Patrick Stump, lead vocalist for Fall Out Boy, said that nearly all numbers and letters feel like colors to him. Music also has a synesthetic effect to him, but nowhere near as much as written text.
Stump has also become acutely aware of how common having the condition is for musicians. If not directly tied to musical ability, the condition does seem to have some tie to increased creativity.
7. Pharrell Williams
Pharrell is one of the most famous synesthetes of the modern era. He is also a major proponent of the condition being an asset, not a disorder in his creative expression.

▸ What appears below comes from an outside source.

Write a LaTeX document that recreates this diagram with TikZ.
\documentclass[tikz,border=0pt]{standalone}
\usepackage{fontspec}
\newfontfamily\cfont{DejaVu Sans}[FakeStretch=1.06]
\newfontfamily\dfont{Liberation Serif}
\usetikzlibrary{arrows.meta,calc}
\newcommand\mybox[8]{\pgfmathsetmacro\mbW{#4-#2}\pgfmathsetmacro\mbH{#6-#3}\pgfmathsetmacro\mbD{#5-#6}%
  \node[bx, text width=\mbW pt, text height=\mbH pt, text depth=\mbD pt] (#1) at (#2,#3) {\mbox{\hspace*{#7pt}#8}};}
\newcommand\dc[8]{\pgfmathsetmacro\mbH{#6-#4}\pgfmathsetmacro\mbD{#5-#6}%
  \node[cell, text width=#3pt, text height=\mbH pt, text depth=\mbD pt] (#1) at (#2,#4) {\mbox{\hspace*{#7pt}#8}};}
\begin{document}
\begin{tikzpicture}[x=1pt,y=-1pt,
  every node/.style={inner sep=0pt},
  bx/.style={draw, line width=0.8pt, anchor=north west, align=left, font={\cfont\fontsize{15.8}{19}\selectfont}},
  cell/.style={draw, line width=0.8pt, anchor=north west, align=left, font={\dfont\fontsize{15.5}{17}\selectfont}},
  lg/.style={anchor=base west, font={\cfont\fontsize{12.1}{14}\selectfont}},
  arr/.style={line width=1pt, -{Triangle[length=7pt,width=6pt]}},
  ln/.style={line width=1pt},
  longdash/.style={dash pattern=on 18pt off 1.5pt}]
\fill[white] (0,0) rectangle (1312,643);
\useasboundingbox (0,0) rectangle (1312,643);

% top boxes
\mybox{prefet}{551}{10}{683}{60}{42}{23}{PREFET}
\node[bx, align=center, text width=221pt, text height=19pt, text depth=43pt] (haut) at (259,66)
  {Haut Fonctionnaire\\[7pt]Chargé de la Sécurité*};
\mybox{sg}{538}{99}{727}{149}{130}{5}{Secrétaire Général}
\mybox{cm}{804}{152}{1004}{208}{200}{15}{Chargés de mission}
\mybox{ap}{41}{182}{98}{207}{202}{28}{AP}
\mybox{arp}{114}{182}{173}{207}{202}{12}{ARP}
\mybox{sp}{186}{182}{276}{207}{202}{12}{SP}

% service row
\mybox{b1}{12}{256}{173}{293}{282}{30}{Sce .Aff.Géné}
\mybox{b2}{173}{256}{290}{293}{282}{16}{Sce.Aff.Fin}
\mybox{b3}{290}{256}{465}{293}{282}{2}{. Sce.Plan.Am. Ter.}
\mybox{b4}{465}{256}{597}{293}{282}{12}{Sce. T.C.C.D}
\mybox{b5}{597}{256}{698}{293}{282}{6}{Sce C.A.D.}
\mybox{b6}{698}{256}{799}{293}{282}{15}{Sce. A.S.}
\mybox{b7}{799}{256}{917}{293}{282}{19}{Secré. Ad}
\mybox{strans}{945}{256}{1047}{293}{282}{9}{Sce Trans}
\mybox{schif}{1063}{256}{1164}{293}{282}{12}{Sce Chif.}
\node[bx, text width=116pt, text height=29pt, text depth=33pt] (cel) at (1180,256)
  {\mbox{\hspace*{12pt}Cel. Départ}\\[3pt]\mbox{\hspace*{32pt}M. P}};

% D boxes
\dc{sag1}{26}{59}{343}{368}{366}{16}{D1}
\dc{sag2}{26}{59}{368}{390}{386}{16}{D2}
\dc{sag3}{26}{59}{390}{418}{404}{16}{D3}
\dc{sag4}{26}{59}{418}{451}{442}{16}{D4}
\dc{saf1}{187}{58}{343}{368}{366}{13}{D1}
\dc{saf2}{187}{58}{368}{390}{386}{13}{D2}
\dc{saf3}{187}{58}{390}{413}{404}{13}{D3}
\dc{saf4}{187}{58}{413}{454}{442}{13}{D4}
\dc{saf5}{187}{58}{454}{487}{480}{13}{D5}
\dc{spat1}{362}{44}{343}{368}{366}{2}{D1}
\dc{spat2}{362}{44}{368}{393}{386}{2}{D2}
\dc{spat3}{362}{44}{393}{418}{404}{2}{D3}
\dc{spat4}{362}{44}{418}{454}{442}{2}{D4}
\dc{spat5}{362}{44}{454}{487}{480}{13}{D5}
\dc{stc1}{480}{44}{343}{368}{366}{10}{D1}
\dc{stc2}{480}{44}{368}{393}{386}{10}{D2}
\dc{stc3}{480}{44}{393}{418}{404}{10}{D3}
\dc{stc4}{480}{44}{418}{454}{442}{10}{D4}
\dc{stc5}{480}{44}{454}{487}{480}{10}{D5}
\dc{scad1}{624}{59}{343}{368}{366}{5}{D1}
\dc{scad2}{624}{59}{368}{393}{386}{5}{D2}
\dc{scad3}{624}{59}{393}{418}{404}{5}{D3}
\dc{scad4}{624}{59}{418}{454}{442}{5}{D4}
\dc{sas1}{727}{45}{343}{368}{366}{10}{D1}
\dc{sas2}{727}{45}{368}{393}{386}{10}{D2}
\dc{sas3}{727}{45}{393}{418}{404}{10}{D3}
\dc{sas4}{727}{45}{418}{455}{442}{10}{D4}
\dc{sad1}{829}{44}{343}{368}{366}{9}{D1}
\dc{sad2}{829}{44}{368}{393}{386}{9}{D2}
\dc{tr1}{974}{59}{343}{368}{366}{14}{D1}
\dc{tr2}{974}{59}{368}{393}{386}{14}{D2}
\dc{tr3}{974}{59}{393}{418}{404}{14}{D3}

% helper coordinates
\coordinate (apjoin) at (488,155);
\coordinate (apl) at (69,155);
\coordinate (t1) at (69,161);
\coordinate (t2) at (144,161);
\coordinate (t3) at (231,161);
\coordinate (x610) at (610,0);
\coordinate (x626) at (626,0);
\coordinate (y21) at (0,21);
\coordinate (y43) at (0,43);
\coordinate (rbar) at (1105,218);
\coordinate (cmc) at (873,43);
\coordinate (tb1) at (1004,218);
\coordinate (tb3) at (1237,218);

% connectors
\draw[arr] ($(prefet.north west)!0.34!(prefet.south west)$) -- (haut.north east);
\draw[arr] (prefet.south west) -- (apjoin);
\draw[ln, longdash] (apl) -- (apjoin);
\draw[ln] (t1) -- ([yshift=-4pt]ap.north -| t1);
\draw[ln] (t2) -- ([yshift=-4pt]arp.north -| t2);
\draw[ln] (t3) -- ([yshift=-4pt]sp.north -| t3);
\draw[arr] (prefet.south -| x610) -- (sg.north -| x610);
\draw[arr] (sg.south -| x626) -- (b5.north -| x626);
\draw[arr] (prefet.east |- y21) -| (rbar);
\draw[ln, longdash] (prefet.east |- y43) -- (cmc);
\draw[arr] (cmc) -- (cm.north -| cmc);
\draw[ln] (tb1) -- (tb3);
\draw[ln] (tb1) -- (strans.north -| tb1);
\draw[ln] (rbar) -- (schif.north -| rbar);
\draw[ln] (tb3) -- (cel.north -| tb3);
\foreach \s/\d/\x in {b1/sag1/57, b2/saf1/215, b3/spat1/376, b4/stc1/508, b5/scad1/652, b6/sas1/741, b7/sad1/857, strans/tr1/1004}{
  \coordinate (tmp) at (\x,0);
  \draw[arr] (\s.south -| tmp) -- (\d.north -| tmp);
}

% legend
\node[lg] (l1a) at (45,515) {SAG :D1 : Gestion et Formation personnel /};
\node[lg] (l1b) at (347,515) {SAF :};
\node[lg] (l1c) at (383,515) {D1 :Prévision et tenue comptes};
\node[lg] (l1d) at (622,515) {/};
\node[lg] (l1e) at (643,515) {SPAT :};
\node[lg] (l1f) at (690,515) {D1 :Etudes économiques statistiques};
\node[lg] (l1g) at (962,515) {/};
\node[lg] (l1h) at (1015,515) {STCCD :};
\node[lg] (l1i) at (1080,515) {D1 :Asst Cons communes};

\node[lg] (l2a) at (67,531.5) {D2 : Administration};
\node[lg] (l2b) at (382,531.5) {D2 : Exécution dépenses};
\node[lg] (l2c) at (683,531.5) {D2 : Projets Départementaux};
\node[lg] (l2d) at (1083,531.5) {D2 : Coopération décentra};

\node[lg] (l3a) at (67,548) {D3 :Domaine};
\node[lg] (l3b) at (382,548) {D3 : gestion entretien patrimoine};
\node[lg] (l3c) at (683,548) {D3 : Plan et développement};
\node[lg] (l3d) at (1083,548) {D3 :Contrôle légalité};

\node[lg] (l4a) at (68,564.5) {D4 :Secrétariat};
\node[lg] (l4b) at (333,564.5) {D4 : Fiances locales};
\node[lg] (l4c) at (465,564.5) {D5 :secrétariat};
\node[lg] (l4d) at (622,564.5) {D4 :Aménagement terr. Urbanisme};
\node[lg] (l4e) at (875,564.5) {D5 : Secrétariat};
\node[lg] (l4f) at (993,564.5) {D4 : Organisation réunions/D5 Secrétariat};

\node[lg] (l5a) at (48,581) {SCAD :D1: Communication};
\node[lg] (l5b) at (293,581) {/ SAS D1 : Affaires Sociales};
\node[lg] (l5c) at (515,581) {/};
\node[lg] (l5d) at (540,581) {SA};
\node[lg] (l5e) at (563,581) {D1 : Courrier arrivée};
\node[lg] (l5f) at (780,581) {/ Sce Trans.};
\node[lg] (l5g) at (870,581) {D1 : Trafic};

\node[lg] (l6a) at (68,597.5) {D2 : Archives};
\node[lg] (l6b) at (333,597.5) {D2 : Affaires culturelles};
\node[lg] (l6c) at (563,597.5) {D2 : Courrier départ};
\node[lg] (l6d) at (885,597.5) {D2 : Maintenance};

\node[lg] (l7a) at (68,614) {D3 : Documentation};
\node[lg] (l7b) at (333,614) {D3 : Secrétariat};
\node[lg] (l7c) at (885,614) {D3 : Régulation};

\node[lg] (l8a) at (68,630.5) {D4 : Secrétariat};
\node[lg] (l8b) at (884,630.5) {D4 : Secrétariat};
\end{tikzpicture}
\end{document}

Pharrell relies heavily on his chromesthesia, a form of synesthesia, when he is creating and playing new music. In fact, the condition has become so much of an identity to him that he recognizes it as the only way he can identify what something sounds like.
8. Lisdt
Franz Lisdt was a famous Hungarian composer reportedly using synesthesia in his compositions frequently. In fact, as he would work with orchestras on improving the overall sound, he would tell the musicians to make notes "a little bluer!" This created an interesting dynamic for those in Lisdt's orchestra.
9. Vincent Van Gogh

Vincent Van Gogh, while a famous synesthete, was likely hindered by the condition more than he was aided by it. Early on in his career as he was learning musical composition, his piano teacher realized that he was associating certain notes with colors. Rather than understand what was happening, the piano teacher thought Van Gogh was going insane and forced him out of her instruction.
It's not clear how or if Van Gogh's synesthesia helped his art at all, but it appears that from an early age he was taught that it was a downfall.